Thursday, 23 March 2017

Bills

Family Assistance Legislation Amendment (Jobs for Families Child Care Package) Bill 2016; In Committee

8:43 pm

Photo of Simon BirminghamSimon Birmingham (SA, Liberal Party, Minister for Education and Training) Share this | Hansard source

To answer the last question first, yes. Again, as I have indicated to the Senate, the volunteering components of the activity test do encourage parental engagement and mean that volunteering at a school, a preschool or a childcare centre is an eligible activity. This, of course, encourages parents to, hopefully, read with children, enhance their skills, contribute and, overall, benefit from that engagement, as well as meeting the eligible activities.

In terms of children at risk, again, I outlined to the Senate before—and I will go through it in a little more detail if you like—that the government has clear policies to provide not just a 12- or 15-hour safety net for children who are at risk, as has been debated, but indeed a 50-hour safety net for children who are at risk, and not just a subsidy of 85 per cent or less for their childcare fees but a full subsidy for their childcare fees. Children in those circumstances are not just children who are in the child protection system; they are children who have been identified as being at risk before they reach such a crisis point.

The additional childcare subsidy under this safety net component is initially applied for by the childcare provider. Parents who may be in such circumstances of mental health difficulties—or others that you have identified, Senator Xenophon—do not need to be the ones making the application. The provider itself makes a certification that the child is at risk.

If we are talking about a child in the child protection system and that child is known to the child protection system, then essentially automatic eligibility is granted, and the provider need take no further action in that regard. But if the provider is identifying them for other reasons, such as family mental health difficulties, then the provider must take steps to provide that evidence over a period of the first six weeks. The proof of doing so is that a provider must be receiving a letter or statement from a state or territory body which was notified during the six-week period, or other evidence from a relevant professional, regarding the child's situation. That can include mental health services or other family welfare services and is part of the rules governing the childcare subsidy. The states and territories are working with us to identify who those relevant bodies for notification during that period are.

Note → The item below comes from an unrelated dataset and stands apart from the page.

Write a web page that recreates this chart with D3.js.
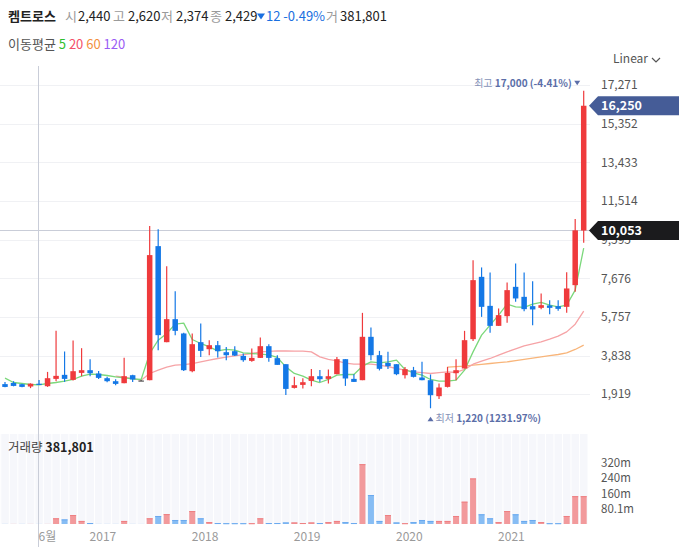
<!DOCTYPE html>
<html><head><meta charset="utf-8">
<script src="https://cdn.jsdelivr.net/npm/d3@7"></script>
<style>html,body{margin:0;padding:0;background:#fff;}svg{display:block;}</style>
</head><body>
<svg id="chart" width="679" height="547"></svg>
<script>
// ---------- data ----------
const months = ["2016-03","2016-04","2016-05","2016-06","2016-07","2016-08","2016-09","2016-10","2016-11","2016-12",
"2017-01","2017-02","2017-03","2017-04","2017-05","2017-06","2017-07","2017-08","2017-09","2017-10","2017-11","2017-12",
"2018-01","2018-02","2018-03","2018-04","2018-05","2018-06","2018-07","2018-08","2018-09","2018-10","2018-11","2018-12",
"2019-01","2019-02","2019-03","2019-04","2019-05","2019-06","2019-07","2019-08","2019-09","2019-10","2019-11","2019-12",
"2020-01","2020-02","2020-03","2020-04","2020-05","2020-06","2020-07","2020-08","2020-09","2020-10","2020-11","2020-12",
"2021-01","2021-02","2021-03","2021-04","2021-05","2021-06","2021-07","2021-08","2021-09","2021-10","2021-11"];
const opens  = [2420,2480,2416,2300,2440,2316,2680,2880,2630,2978,3112,2948,2714,2565,2466,2863,2600,2615,9276,4504,5647,4936,3062,4504,4155,4354,4006,4056,3823,3574,3723,4305,3708,3410,2232,2381,2580,2813,2680,2913,3659,2680,2615,4770,3857,3475,3410,2863,3112,2749,2615,1820,2282,2963,3196,4653,7750,6308,5314,5796,7253,6756,6293,6209,6328,6293,6259,7337,10050];
const highs  = [2530,2565,2440,2460,2620,3027,5066,4041,4588,4205,3659,3077,2780,2664,3724,2880,2620,10270,10120,8282,7039,4970,4936,5433,4603,4568,4270,4305,3942,4190,4737,4404,3857,3410,2780,2714,3177,3127,3146,3773,3659,2913,5960,5234,4071,4022,3410,3276,3276,3525,2898,2450,3276,3659,5066,8580,8217,7968,6179,7471,8416,7968,7536,6925,6591,6591,7983,10618,17000];
const lows   = [2270,2310,2270,2220,2374,2282,2560,2530,2600,2813,2813,2680,2515,2366,2466,2530,2580,2615,4106,4504,4852,3077,3012,3773,3857,3743,3609,3823,3525,3525,3723,3525,3376,1884,2200,2200,2316,2530,2450,2913,2332,2530,2615,3609,3100,3177,2863,2700,2749,2615,1220,1685,2252,2615,3196,4568,5761,4966,5314,5463,6507,6045,5349,6144,5896,6060,5960,7004,9440];
const closes = [2280,2330,2282,2441,2429,2714,2830,2680,3062,3112,2963,2730,2565,2431,2813,2650,2600,8830,4852,5647,5066,3112,4404,4071,4354,4056,3857,3840,3609,3723,4305,3723,3376,2182,2366,2515,2813,2664,2813,3659,2700,2530,4770,3857,3180,3311,2913,3162,2780,2615,1869,2252,2978,3112,4603,7586,6259,5314,5846,7089,6676,6144,6130,6343,6209,6159,7172,10060,16250];
// volume, millions
const volumes = [0.5,0.5,0.5,0.5,0.381801,0.5,30,24,47,16,5,0.5,0.5,0.5,16,0.5,0.3,30,42,52,21,21,68,30,10,5,4,4,4,4,30,5,5,8,8,5,8,5,10,16,10,5,314,152,16,47,8,4,10,21,16,16,16,42,117,239,51,30,10,68,51,16,21,10,4,4,42,146,146];
const ma5  = [2714,2500,2451,2401,2381,2451,2500,2565,2650,2814,2913,2898,2848,2779,2729,2679,2650,3942,4603,4936,5398,5448,4638,4439,4270,4071,4141,4106,3972,3942,3907,3872,3743,3276,2948,2814,2615,2500,2650,2863,2898,2898,3311,3524,3475,3524,3609,3147,2978,2863,2650,2565,2565,2615,3112,4022,4852,5349,5846,6393,6258,6229,6393,6477,6343,6258,6343,7089,9177];
const ma20 = [null,null,null,null,null,null,null,null,null,null,null,null,null,2813,2764,2689,2615,2948,3112,3261,3360,3385,3435,3524,3609,3693,3758,3823,3882,3942,4022,4046,4071,4066,4056,4056,4022,3773,3644,3574,3460,3410,3410,3410,3360,3286,3196,3112,3027,2988,2948,2988,3027,2998,3147,3410,3559,3693,3857,4022,4171,4320,4419,4519,4653,4802,5016,5398,6045];
const ma60 = [null,null,null,null,null,null,null,null,null,null,null,null,null,null,null,null,null,null,null,null,null,null,null,null,null,null,null,null,null,null,null,null,null,null,null,null,null,null,null,null,null,null,null,null,null,null,null,null,null,null,null,null,3261,3286,3311,3360,3400,3445,3485,3524,3584,3644,3708,3773,3833,3892,3972,4141,4355];
const ma120 = [];
const priceTicks = [1919,3838,5757,7676,9595,11514,13433,15352,17271];
const volTicks = [80.1,160,240,320];
const volTickLabels = ["80.1m","160m","240m","320m"];
const xTickIdx = [4,10,22,34,46,58];
const xTickLabels = ["6월","2017","2018","2019","2020","2021"];
const stockName = "켐트로스";
const hoverIdx = 4;
const crossPrice = 10053;
const maPeriods = ["5","20","60","120"];

// ---------- setup ----------
const FONT = "'Noto Sans CJK KR','Noto Sans',sans-serif";
const RED = "#ef3a3c", BLUE = "#1478e6";
const svg = d3.select("#chart").attr("font-family", FONT);
const N = closes.length;
const x = d3.scaleLinear().domain([0, N - 1]).range([5, 583.7]);
const y = d3.scaleLinear().domain([1919, 17271]).range([394.2, 85.2]);
const yv = d3.scaleLinear().domain([0, 320]).range([524, 463]);
const fmt = d3.format(",");
const plotRight = 590;

// grid
svg.append("g").selectAll("line").data(priceTicks).join("line")
  .attr("x1", 0).attr("x2", plotRight)
  .attr("y1", d => Math.round(y(d)) + 0.5).attr("y2", d => Math.round(y(d)) + 0.5)
  .attr("stroke", "#f0f1f4").attr("stroke-width", 1);

// volume pane stripes
svg.append("g").selectAll("rect").data(d3.range(-1, N)).join("rect")
  .attr("x", i => x(i) - 3.7).attr("width", 7.5)
  .attr("y", 434).attr("height", 90)
  .attr("fill", "#f6f7fb");

// crosshair
svg.append("line").attr("x1", 0).attr("x2", plotRight)
  .attr("y1", Math.round(y(crossPrice)) + 0.5).attr("y2", Math.round(y(crossPrice)) + 0.5)
  .attr("stroke", "#c9cdd8").attr("stroke-width", 1);
svg.append("line").attr("x1", Math.round(x(hoverIdx)) - 0.5).attr("x2", Math.round(x(hoverIdx)) - 0.5)
  .attr("y1", 66).attr("y2", 547)
  .attr("stroke", "#c9cdd8").attr("stroke-width", 1);

// moving averages
const line = d3.line().defined(d => d != null).x((d, i) => x(i)).y(d => y(d));
const maDefs = [[ma120, "#a77cf3"], [ma60, "#f8b57a"], [ma20, "#f6a3a6"], [ma5, "#7bd87b"]];
maDefs.forEach(([arr, c]) => {
  if (!arr.length) return;
  svg.append("path").datum(arr).attr("d", line)
    .attr("fill", "none").attr("stroke", c).attr("stroke-width", 1.3).attr("stroke-linejoin", "round");
});

// candles
const idx = d3.range(N);
const cColor = i => closes[i] > opens[i] ? RED : (closes[i] < opens[i] ? BLUE : "#555");
const cg = svg.append("g");
cg.selectAll("line").data(idx).join("line")
  .attr("x1", i => x(i)).attr("x2", i => x(i))
  .attr("y1", i => y(highs[i])).attr("y2", i => y(lows[i]))
  .attr("stroke", cColor).attr("stroke-width", 1.2);
cg.selectAll("rect").data(idx).join("rect")
  .attr("x", i => x(i) - 2.75).attr("width", 5.5)
  .attr("y", i => y(Math.max(opens[i], closes[i])))
  .attr("height", i => Math.max(1.2, Math.abs(y(opens[i]) - y(closes[i]))))
  .attr("fill", cColor);

// volume bars
const vUp = i => i === 0 ? closes[0] >= opens[0] : closes[i] >= closes[i - 1];
const vg = svg.append("g");
vg.selectAll("rect").data(idx).join("rect")
  .attr("x", i => x(i) - 3).attr("width", 6)
  .attr("y", i => yv(volumes[i])).attr("height", i => yv(0) - yv(volumes[i]))
  .attr("fill", i => vUp(i) ? "#f29a9c" : "#87bdf4");
vg.selectAll("line").data(idx.filter(i => volumes[i] > 2)).join("line")
  .attr("x1", i => x(i) - 3).attr("x2", i => x(i) + 3)
  .attr("y1", i => yv(volumes[i]) + 0.5).attr("y2", i => yv(volumes[i]) + 0.5)
  .attr("stroke", i => vUp(i) ? "#ee7f82" : "#6aa9ef").attr("stroke-width", 1);

// price axis labels
svg.append("g").selectAll("text").data(priceTicks).join("text")
  .attr("x", 601).attr("y", d => y(d)).attr("dy", "0.35em")
  .attr("font-size", 12).attr("fill", "#555").text(d => fmt(d));
// volume axis labels
svg.append("g").selectAll("text").data(volTicks).join("text")
  .attr("x", 601).attr("y", d => yv(d)).attr("dy", "0.35em")
  .attr("font-size", 11.5).attr("fill", "#555").text((d, i) => volTickLabels[i]);
// x axis labels
svg.append("g").selectAll("text").data(xTickIdx).join("text")
  .attr("x", i => x(i) - 0.5).attr("y", 540.5)
  .attr("font-size", 12).attr("fill", "#9a9a9a").text((d, k) => xTickLabels[k]);

// price label boxes
function priceTag(val, color) {
  const yy = y(val);
  svg.append("path").attr("d", `M589,${yy} L598,${yy - 9.5} L679,${yy - 9.5} L679,${yy + 9.5} L598,${yy + 9.5} Z`)
    .attr("fill", color);
  svg.append("text").attr("x", 601).attr("y", yy).attr("dy", "0.35em")
    .attr("font-size", 12.5).attr("font-weight", "bold").attr("fill", "#fff").text(fmt(val));
}
priceTag(crossPrice, "#1b1b1d");
priceTag(closes[N - 1], "#455c97");

// high / low annotations
const hiIdx = d3.maxIndex(highs), loIdx = d3.minIndex(lows);
const last = closes[N - 1];
const hiPct = (last / highs[hiIdx] - 1) * 100, loPct = (last / lows[loIdx] - 1) * 100;
const annC = "#5b6ea8";
const hx = x(hiIdx), hy = y(highs[hiIdx]);
svg.append("path").attr("d", `M${hx - 9.5},${hy - 10} L${hx - 3.5},${hy - 10} L${hx - 6.5},${hy - 5.5} Z`).attr("fill", annC);
const ht = svg.append("text").attr("x", hx - 12).attr("y", hy - 4).attr("text-anchor", "end").attr("font-size", 10);
ht.append("tspan").attr("fill", "#8592b8").text("최고 ");
ht.append("tspan").attr("fill", annC).attr("font-weight", "bold").text(`${fmt(highs[hiIdx])} (${hiPct.toFixed(2)}%)`);
const lx = x(loIdx), ly = y(lows[loIdx]);
svg.append("path").attr("d", `M${lx - 3},${ly + 13} L${lx + 3},${ly + 13} L${lx},${ly + 8.5} Z`).attr("fill", annC);
const lt = svg.append("text").attr("x", lx + 5).attr("y", ly + 14).attr("font-size", 10);
lt.append("tspan").attr("fill", "#8592b8").text("최저 ");
lt.append("tspan").attr("fill", annC).attr("font-weight", "bold").text(`${fmt(lows[loIdx])} (${loPct.toFixed(2)}%)`);

// header
const h = hoverIdx;
const chg = closes[h] - closes[h - 1];
const chgPct = chg / closes[h - 1] * 100;
const head = svg.append("g").attr("font-size", 13);
head.append("text").attr("x", 8).attr("y", 21).attr("font-weight", "bold").attr("fill", "#222").text(stockName);
const items = [["시", 65, opens[h], 78], ["고", 113, highs[h], 128], ["저", 161, lows[h], 176], ["종", 210, closes[h], 225]];
items.forEach(([lab, lx0, val, vx]) => {
  head.append("text").attr("x", lx0).attr("y", 21).attr("fill", "#9a9a9a").text(lab);
  head.append("text").attr("x", vx).attr("y", 21).attr("fill", "#222").text(fmt(val));
});
const chgColor = chg < 0 ? "#1a6fe0" : "#e8323a";
head.append("path").attr("d", chg < 0 ? "M257,13.5 L265,13.5 L261,19.5 Z" : "M257,19.5 L265,19.5 L261,13.5 Z").attr("fill", chgColor);
head.append("text").attr("x", 266).attr("y", 21).attr("fill", chgColor).text(`${Math.abs(chg)} ${chgPct.toFixed(2)}%`);
head.append("text").attr("x", 326).attr("y", 21).attr("fill", "#9a9a9a").text("거");
head.append("text").attr("x", 340).attr("y", 21).attr("fill", "#222").text(fmt(Math.round(volumes[h] * 1e6)));

const l2 = svg.append("text").attr("x", 8).attr("y", 48.5).attr("font-size", 13);
l2.append("tspan").attr("fill", "#555").text("이동평균 ");
const maCols = ["#2fbf2f", "#f4506a", "#f39040", "#9a5cf5"];
maPeriods.forEach((p, k) => l2.append("tspan").attr("fill", maCols[k]).text(p + " "));

// Linear dropdown
svg.append("text").attr("x", 613).attr("y", 63).attr("font-size", 12).attr("fill", "#555").text("Linear");
svg.append("path").attr("d", "M652,58 L656,62 L660,58").attr("fill", "none").attr("stroke", "#555").attr("stroke-width", 1.2);

// volume label
const vl = svg.append("text").attr("x", 8).attr("y", 452).attr("font-size", 12.5);
vl.append("tspan").attr("fill", "#444").text("거래량 ");
vl.append("tspan").attr("fill", "#222").attr("font-weight", "bold").text(fmt(Math.round(volumes[h] * 1e6)));
</script>
</body></html>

But it is absolutely intended as a subsidy mechanism to step in and to ensure that assistance is there for children at the earliest possible opportunity, before they reach crisis point. It is available not just if there are particular issues with their parents but also potentially if there are mental health issues impacting on siblings or others in the home environment, or other circumstances that might involve the engagement of family members in the criminal justice system or those types of threats to wellbeing that could eventuate down the track.